Frances Glessner Lee presented the model to her mother on her birthday, Jan. 1, 1913, during a dinner party for prominent Chicagoans and orchestra members. The Glessners and several other wealthy families helped cover the CSO's operational costs for years before it became profitable, Glessner House Museum Executive Director and Curator William Tyre said.

"Chicago in the late 19th, early 20th century was growing very quickly and a group of citizens, of which the Glessners were part, was really interested in making Chicago a cultural city," Tyre said.

"Mr. Glessner was one of the original guarantors — men who got together when the symphony was founded and said that they would cover all the expenses they couldn't cover with ticket sales. For the first few years, the symphony operated in the red, and they made up the difference," Tyre said.

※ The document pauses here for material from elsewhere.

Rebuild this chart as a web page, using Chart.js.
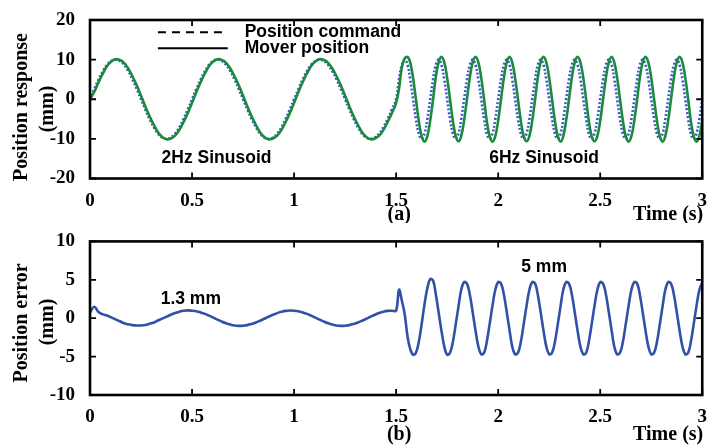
<!DOCTYPE html>
<html>
<head>
<meta charset="utf-8">
<script src="https://cdn.jsdelivr.net/npm/chart.js@4"></script>
<style>
  html, body { margin: 0; padding: 0; background: #fff; }
  #wrap { position: relative; width: 710px; height: 446px; }
  .panel { position: absolute; left: 0; width: 710px; height: 223px; }
</style>
</head>
<body>
<div id="wrap">
  <div class="panel" style="top:0"><canvas id="topChart"></canvas></div>
  <div class="panel" style="top:223px"><canvas id="bottomChart"></canvas></div>
</div>
<script>
// time (s): 2 Hz part sampled every 1/48 s, 6 Hz part every 1/72 s
const timeA = [
  0, 0.021, 0.042, 0.063, 0.083, 0.104, 0.125, 0.146, 0.167, 0.188, 0.208, 0.229,
  0.25, 0.271, 0.292, 0.313, 0.333, 0.354, 0.375, 0.396, 0.417, 0.438, 0.458, 0.479,
  0.5, 0.521, 0.542, 0.563, 0.583, 0.604, 0.625, 0.646, 0.667, 0.688, 0.708, 0.729,
  0.75, 0.771, 0.792, 0.813, 0.833, 0.854, 0.875, 0.896, 0.917, 0.938, 0.958, 0.979,
  1.0, 1.021, 1.042, 1.063, 1.083, 1.104, 1.125, 1.146, 1.167, 1.188, 1.208, 1.229,
  1.25, 1.271, 1.292, 1.313, 1.333, 1.354, 1.375, 1.396, 1.417, 1.438, 1.458, 1.479,
  1.5
];
const timeB = [
  1.514, 1.528, 1.542, 1.556, 1.569, 1.583, 1.597, 1.611, 1.625, 1.639, 1.653, 1.667,
  1.681, 1.694, 1.708, 1.722, 1.736, 1.75, 1.764, 1.778, 1.792, 1.806, 1.819, 1.833,
  1.847, 1.861, 1.875, 1.889, 1.903, 1.917, 1.931, 1.944, 1.958, 1.972, 1.986, 2.0,
  2.014, 2.028, 2.042, 2.056, 2.069, 2.083, 2.097, 2.111, 2.125, 2.139, 2.153, 2.167,
  2.181, 2.194, 2.208, 2.222, 2.236, 2.25, 2.264, 2.278, 2.292, 2.306, 2.319, 2.333,
  2.347, 2.361, 2.375, 2.389, 2.403, 2.417, 2.431, 2.444, 2.458, 2.472, 2.486, 2.5,
  2.514, 2.528, 2.542, 2.556, 2.569, 2.583, 2.597, 2.611, 2.625, 2.639, 2.653, 2.667,
  2.681, 2.694, 2.708, 2.722, 2.736, 2.75, 2.764, 2.778, 2.792, 2.806, 2.819, 2.833,
  2.847, 2.861, 2.875, 2.889, 2.903, 2.917, 2.931, 2.944, 2.958, 2.972, 2.986, 3.0
];

// position command (mm)
const commandA = [
  0, 2.59, 5, 7.07, 8.66, 9.66, 10, 9.66, 8.66, 7.07, 5, 2.59,
  0, -2.59, -5, -7.07, -8.66, -9.66, -10, -9.66, -8.66, -7.07, -5, -2.59,
  0, 2.59, 5, 7.07, 8.66, 9.66, 10, 9.66, 8.66, 7.07, 5, 2.59,
  0, -2.59, -5, -7.07, -8.66, -9.66, -10, -9.66, -8.66, -7.07, -5, -2.59,
  0, 2.59, 5, 7.07, 8.66, 9.66, 10, 9.66, 8.66, 7.07, 5, 2.59,
  0, -2.59, -5, -7.07, -8.66, -9.66, -10, -9.66, -8.66, -7.07, -5, -2.59,
  0
];
const commandB = [
  5, 8.66, 10, 8.66, 5, 0, -5, -8.66, -10, -8.66, -5, 0,
  5, 8.66, 10, 8.66, 5, 0, -5, -8.66, -10, -8.66, -5, 0,
  5, 8.66, 10, 8.66, 5, 0, -5, -8.66, -10, -8.66, -5, 0,
  5, 8.66, 10, 8.66, 5, 0, -5, -8.66, -10, -8.66, -5, 0,
  5, 8.66, 10, 8.66, 5, 0, -5, -8.66, -10, -8.66, -5, 0,
  5, 8.66, 10, 8.66, 5, 0, -5, -8.66, -10, -8.66, -5, 0,
  5, 8.66, 10, 8.66, 5, 0, -5, -8.66, -10, -8.66, -5, 0,
  5, 8.66, 10, 8.66, 5, 0, -5, -8.66, -10, -8.66, -5, 0,
  5, 8.66, 10, 8.66, 5, 0, -5, -8.66, -10, -8.66, -5, 0
];

// mover position (mm)
const moverA = [
  0, 1.9, 4.3, 6.5, 8.3, 9.5, 10.1, 9.9, 9.2, 7.7, 5.8, 3.5,
  0.9, -1.8, -4.3, -6.5, -8.3, -9.5, -10.1, -9.9, -9.2, -7.7, -5.8, -3.5,
  -0.9, 1.8, 4.3, 6.5, 8.3, 9.5, 10.1, 9.9, 9.2, 7.7, 5.8, 3.5,
  0.9, -1.8, -4.3, -6.5, -8.3, -9.5, -10.1, -9.9, -9.2, -7.7, -5.8, -3.5,
  -0.9, 1.8, 4.3, 6.5, 8.3, 9.5, 10.1, 9.9, 9.2, 7.7, 5.8, 3.5,
  0.9, -1.8, -4.3, -6.5, -8.3, -9.5, -10.1, -9.9, -9.2, -7.7, -5.8, -3.5,
  -0.9
];
const moverB = [
  2.6, 8.0, 10.3, 10.7, 9.3, 5.4, 0, -5.4, -9.3, -10.7, -9.3, -5.4,
  0, 5.4, 9.3, 10.7, 9.3, 5.4, 0, -5.4, -9.3, -10.6, -9.3, -5.4,
  0, 5.4, 9.3, 10.7, 9.3, 5.4, 0, -5.4, -9.3, -10.7, -9.3, -5.4,
  0, 5.4, 9.3, 10.7, 9.3, 5.4, 0, -5.4, -9.3, -10.6, -9.3, -5.4,
  0, 5.4, 9.3, 10.7, 9.3, 5.4, 0, -5.4, -9.3, -10.7, -9.3, -5.4,
  0, 5.4, 9.3, 10.7, 9.3, 5.4, 0, -5.4, -9.3, -10.6, -9.3, -5.4,
  0, 5.4, 9.3, 10.7, 9.3, 5.4, 0, -5.4, -9.3, -10.7, -9.3, -5.4,
  0, 5.4, 9.3, 10.7, 9.3, 5.4, 0, -5.4, -9.3, -10.7, -9.3, -5.4,
  0, 5.4, 9.3, 10.7, 9.3, 5.4, 0, -5.4, -9.3, -10.7, -9.3, -5.4
];

// position error (mm)
const errorA = [
  0.75, 1.5, 0.8, 0.5, 0.35, 0.1, -0.15, -0.4, -0.65, -0.8, -0.9, -0.95,
  -0.95, -0.88, -0.72, -0.55, -0.3, -0.05, 0.2, 0.45, 0.68, 0.85, 0.97, 1.02,
  0.98, 0.9, 0.75, 0.56, 0.33, 0.07, -0.19, -0.44, -0.66, -0.83, -0.95, -1.0,
  -0.98, -0.9, -0.75, -0.56, -0.33, -0.07, 0.19, 0.44, 0.66, 0.83, 0.95, 1.0,
  0.98, 0.9, 0.75, 0.56, 0.33, 0.07, -0.19, -0.44, -0.66, -0.83, -0.95, -1.0,
  -0.98, -0.9, -0.75, -0.56, -0.33, -0.07, 0.2, 0.45, 0.68, 0.85, 0.95, 0.97,
  1.0
];
const errorB = [
  3.7, 2.3, 0.5, -2.4, -4.0, -4.75, -4.5, -3.1, -0.8, 1.8, 3.9, 5.1,
  4.9, 3.2, 0.8, -1.6, -3.7, -4.75, -4.5, -3.1, -0.8, 1.6, 3.7, 4.7,
  4.5, 3.1, 0.8, -1.6, -3.7, -4.7, -4.5, -3.1, -0.8, 1.6, 3.7, 4.7,
  4.5, 3.1, 0.8, -1.6, -3.7, -4.7, -4.5, -3.1, -0.8, 1.6, 3.7, 4.7,
  4.5, 3.1, 0.8, -1.6, -3.7, -4.7, -4.5, -3.1, -0.8, 1.6, 3.7, 4.7,
  4.5, 3.1, 0.8, -1.6, -3.7, -4.7, -4.5, -3.1, -0.8, 1.6, 3.7, 4.7,
  4.5, 3.1, 0.8, -1.6, -3.7, -4.7, -4.5, -3.1, -0.8, 1.6, 3.7, 4.7,
  4.5, 3.1, 0.8, -1.6, -3.7, -4.7, -4.5, -3.1, -0.8, 1.6, 3.7, 4.7,
  4.5, 3.1, 0.8, -1.6, -3.7, -4.7, -4.5, -3.1, -0.8, 1.6, 3.7, 4.7
];

const SERIF = '"Liberation Serif", "Times New Roman", serif';
const SANS = '"Liberation Sans", Arial, sans-serif';
const GREEN = '#1b8a3f';
const BLUE = '#3a5ac4';
const ERR_BLUE = '#3150a8';

const time = timeA.concat(timeB);
function points(vals) {
  return time.map((t, i) => ({ x: t, y: vals[i] }));
}

// box, inward ticks and the text drawn inside/around each panel
function frame(spec) {
  return {
    id: 'frame',
    afterDraw(chart) {
      const { ctx, chartArea: a, scales: { x, y } } = chart;
      ctx.save();
      ctx.strokeStyle = '#000';
      ctx.fillStyle = '#000';
      ctx.lineWidth = 1.8;
      ctx.beginPath();
      for (const t of x.ticks) {
        const px = x.getPixelForValue(t.value);
        ctx.moveTo(px, a.top); ctx.lineTo(px, a.top + 6);
        ctx.moveTo(px, a.bottom); ctx.lineTo(px, a.bottom - 6);
      }
      for (const t of y.ticks) {
        const py = y.getPixelForValue(t.value);
        ctx.moveTo(a.left, py); ctx.lineTo(a.left + 6, py);
        ctx.moveTo(a.right, py); ctx.lineTo(a.right - 6, py);
      }
      ctx.stroke();
      ctx.lineWidth = 2.6;
      ctx.strokeRect(a.left, a.top, a.right - a.left, a.bottom - a.top);

      ctx.font = 'bold 20px ' + SERIF;
      ctx.textAlign = 'center';
      ctx.textBaseline = 'middle';
      spec.yTitle.forEach(l => {
        ctx.save();
        ctx.translate(l.x, l.y);
        ctx.rotate(-Math.PI / 2);
        ctx.fillText(l.text, 0, 0);
        ctx.restore();
      });
      ctx.fillText(spec.tag, x.getPixelForValue(1.5) + 3, spec.titleY);
      ctx.textAlign = 'right';
      ctx.fillText('Time (s)', a.right + 1, spec.titleY);

      ctx.font = 'bold 17.5px ' + SANS;
      ctx.textAlign = 'center';
      spec.notes.forEach(n => {
        ctx.fillText(n.text, x.getPixelForValue(n.x), y.getPixelForValue(n.y));
      });

      (spec.legend || []).forEach(k => {
        const py = y.getPixelForValue(k.y);
        ctx.lineWidth = 2;
        ctx.setLineDash(k.dash);
        ctx.beginPath();
        ctx.moveTo(x.getPixelForValue(k.x0), py);
        ctx.lineTo(x.getPixelForValue(k.x1), py);
        ctx.stroke();
        ctx.setLineDash([]);
        ctx.textAlign = 'left';
        ctx.fillText(k.text, x.getPixelForValue(k.tx), py);
      });
      ctx.restore();
    }
  };
}

function options(padTop, xHeight, yMin, yMax, yStep) {
  const tickFont = { family: SERIF, size: 19, weight: 'bold' };
  return {
    responsive: true,
    maintainAspectRatio: false,
    animation: false,
    layout: { padding: { left: 0, right: 6, top: padTop, bottom: 0 } },
    plugins: { legend: { display: false }, tooltip: { enabled: false } },
    elements: { point: { radius: 0 } },
    scales: {
      x: {
        type: 'linear', min: 0, max: 3,
        grid: { display: false }, border: { display: false },
        ticks: { stepSize: 0.5, color: '#000', font: tickFont, padding: 3, maxRotation: 0, autoSkip: false,
                 callback: v => String(v) },
        afterFit: s => { s.height = xHeight; }
      },
      y: {
        min: yMin, max: yMax,
        grid: { display: false }, border: { display: false },
        ticks: { stepSize: yStep, color: '#000', font: tickFont, padding: 7, callback: v => String(v) },
        afterFit: s => { s.width = 90; }
      }
    }
  };
}

new Chart(document.getElementById('topChart'), {
  type: 'line',
  data: {
    datasets: [
      { label: 'Mover position', data: points(moverA.concat(moverB)), borderColor: GREEN, borderWidth: 2.6, tension: 0.4, fill: false },
      { label: 'Position command', data: points(commandA.concat(commandB)), borderColor: BLUE, borderWidth: 2.6, borderDash: [2, 2], tension: 0.4, fill: false }
    ]
  },
  options: options(20, 44.5, -20, 20, 10),
  plugins: [frame({
    tag: '(a)', titleY: 215,
    yTitle: [{ text: 'Position response', x: 22, y: 107 }, { text: '(mm)', x: 48, y: 109 }],
    notes: [{ text: '2Hz Sinusoid', x: 0.62, y: -14.8 }, { text: '6Hz Sinusoid', x: 2.225, y: -14.8 }],
    legend: [
      { text: 'Position command', y: 16.9, x0: 0.333, x1: 0.675, tx: 0.758, dash: [8, 6] },
      { text: 'Mover position', y: 12.9, x0: 0.333, x1: 0.675, tx: 0.758, dash: [] }
    ]
  })]
});

new Chart(document.getElementById('bottomChart'), {
  type: 'line',
  data: {
    datasets: [
      { label: 'Position error', data: points(errorA.concat(errorB)), borderColor: ERR_BLUE, borderWidth: 2.6, tension: 0.4, fill: false }
    ]
  },
  options: options(13.7, 51, -10, 10, 5),
  plugins: [frame({
    tag: '(b)', titleY: 212,
    yTitle: [{ text: 'Position error', x: 22, y: 100 }, { text: '(mm)', x: 48, y: 99 }],
    notes: [{ text: '1.3 mm', x: 0.494, y: 2.5 }, { text: '5 mm', x: 2.225, y: 6.7 }]
  })]
});
</script>
</body>
</html>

To commemorate the model's anniversary and celebrate the era when Chicagoans were actively engaged in "making Chicago a cultural counterpart to some of its eastern cities," the museum is recreating the model's unveiling with a sold-out dinner in the historic home at 1800 S. Prairie Ave., Tyre said.

The closed event will be followed by a public lecture led by Tyre about the Glessner family and their role in the orchestra's founding.

The model now belongs to the CSO, though the Glessner House Museum has borrowed it for exhibition several times, most recently in 2005. This year's event marks the first recreation of the original 1913 dinner, with the model displayed on a reconstruction of the original stage.

For most attendees, the event offers a chance to reconnect with the founders of Chicago's greatest cultural institutions.

For deDomenico, who's a special guest at the event along with Linda Stock Wolfe, the great-granddaughter of conductor Frederick Stock, it represents a chance for her to connect with her grandfather's world beyond family photos and old programs.

According to one online history of the CSO, Harry Weisbach was born in Russia in 1886.  His family emigrated to New York City in 1891, where, at the age of 13, he joined the Volpe Orchestra of New York. 

After studying violin in Europe, Weisbach had made his Carnegie Hall debut at age 18. Weisbach joined the CSO as a violinist for the 1909-1910 season and was appointed concertmaster for the 1912-1913 season. He continued for nine years before returning to the CSO violin section.

He died on February 23, 1946.

After the dinner, his granddaughter will attend the CSO presentation.

"We figured we'd at least sit there and imagine what it used to be like when [my grandfather] was here,"  deDomenico said.